Wil Anderson: Wiluminati

Note: This review is from 2014

Melbourne International Comedy Festival review by Steve Bennett

Wil Anderson has been coming to this festival longer than some of his audience have been alive which, combined with his TV exposure, ensures a very healthy audience. He might be forgiven for resting on his laurels, but he hasn’t, and Wiluminati is one of his best shows yet.

That he continues to graft away may be because it was his childhood dream to be a stand-up – and to perform in New York in particular. A decade ago, inspired by the image of a drunken Matt Damon stumbling out of a cab, he achieved that, and he has spent much of the last year pursuing a career in the States.

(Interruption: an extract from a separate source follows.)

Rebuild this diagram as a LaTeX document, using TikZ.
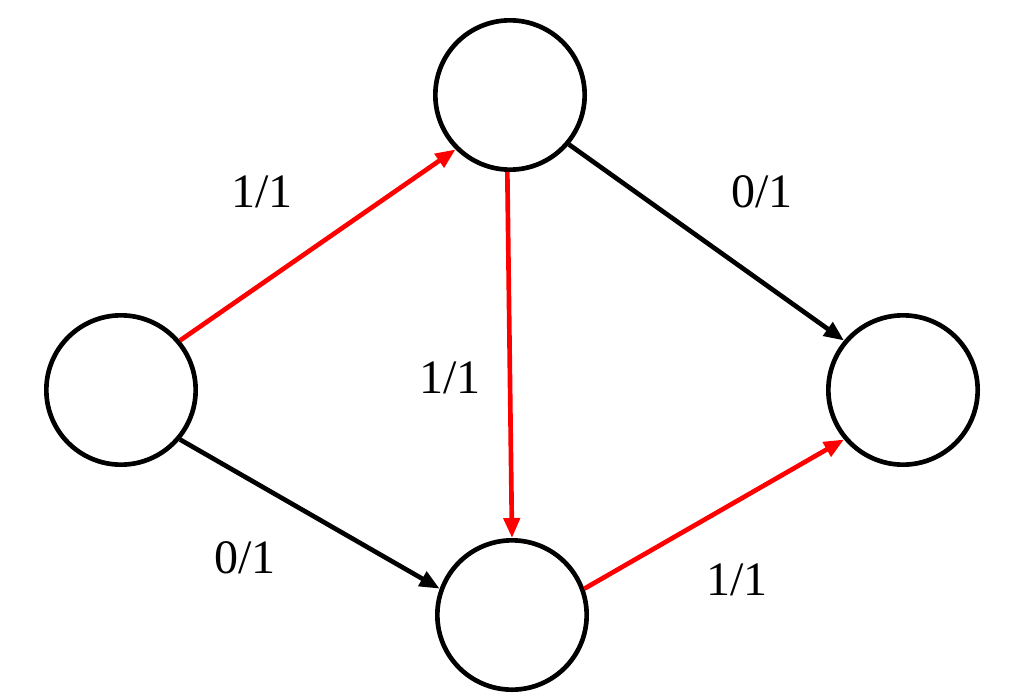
\documentclass[tikz,border=0pt]{standalone}
\usepackage{fontspec}
\setmainfont{Liberation Serif}
\usetikzlibrary{arrows.meta}
\begin{document}
\begin{tikzpicture}[x=0.75pt,y=-0.75pt,
  vert/.style={circle,draw=black,line width=3.5pt,minimum size=112pt,inner sep=0pt},
  edge/.style={line width=3.5pt,-{Triangle[length=15pt,width=12pt]}},
  lab/.style={font=\fontsize{36}{38}\selectfont}]
\useasboundingbox (0,0) rectangle (1023,695);
\node[vert] (s) at (121,390) {};
\node[vert] (a) at (510,95) {};
\node[vert] (b) at (512,615) {};
\node[vert] (t) at (903,390) {};
\draw[edge,red] (s.40) -- (a.225);
\draw[edge] (s.-40) -- (b.160);
\draw[edge,red] (a.-92) -- (b.90);
\draw[edge] (a.-40) -- (t.140);
\draw[edge,red] (b.20) -- (t.220);
\node[lab] (l1) at (262,192) {1/1};
\node[lab] (l2) at (762,192) {0/1};
\node[lab] (l3) at (450,378) {1/1};
\node[lab] (l4) at (245,558) {0/1};
\node[lab] (l5) at (737,580) {1/1};
\end{tikzpicture}
\end{document}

It might be considered a risk talking about living the dream now he’s back in Australia, the nation which invented tall poppy syndrome. But Anderson retains a self-effacing everyman charm that keeps him connected to his audience. Sure he may get to fly business class now and again – but only because he gets upgraded out of ‘pity’, and even then he finds the free pyjamas hilarious. And when he gets hit on in an Alaskan bar, it’s by a very terrifying blonde.

Anderson’s health issues also mean he’ll always have underdog status. He’s previously talked frankly about the osteoarthritis of the hips from which he suffers – 35 years ahead of time – and here he gets more laughs from its effects on his sex life and ability to bend down. The routine is pitched perfectly, highlighting the ridiculousness and frustrations of a body that lets him down.

Being abroad also heightens his sense of Aussieness, so he finds himself offended by the near-racist stereotypes of his homeland with which he’s confronted. The observations may not be groundbreaking in themselves, but his outrage makes it funny. If nothing else, Anderson is a master of delivery: passionate, matey badinage with perfect timing and emphasis.

But there is plenty more. Wiluminati is well-constructed around an uplifting theme, but lightly applied. Brushes on political subjects like climate change, refugees religion are similarly light but effective, making a point but not labouring it – even if it’s a route he could venture further down.

Yet that’s Anderson’s strength: he gives a little something to delight everyone’s personal taste, while the whole is satisfying for everyone. He’s evidence that hard work – and no little talent – do pay off.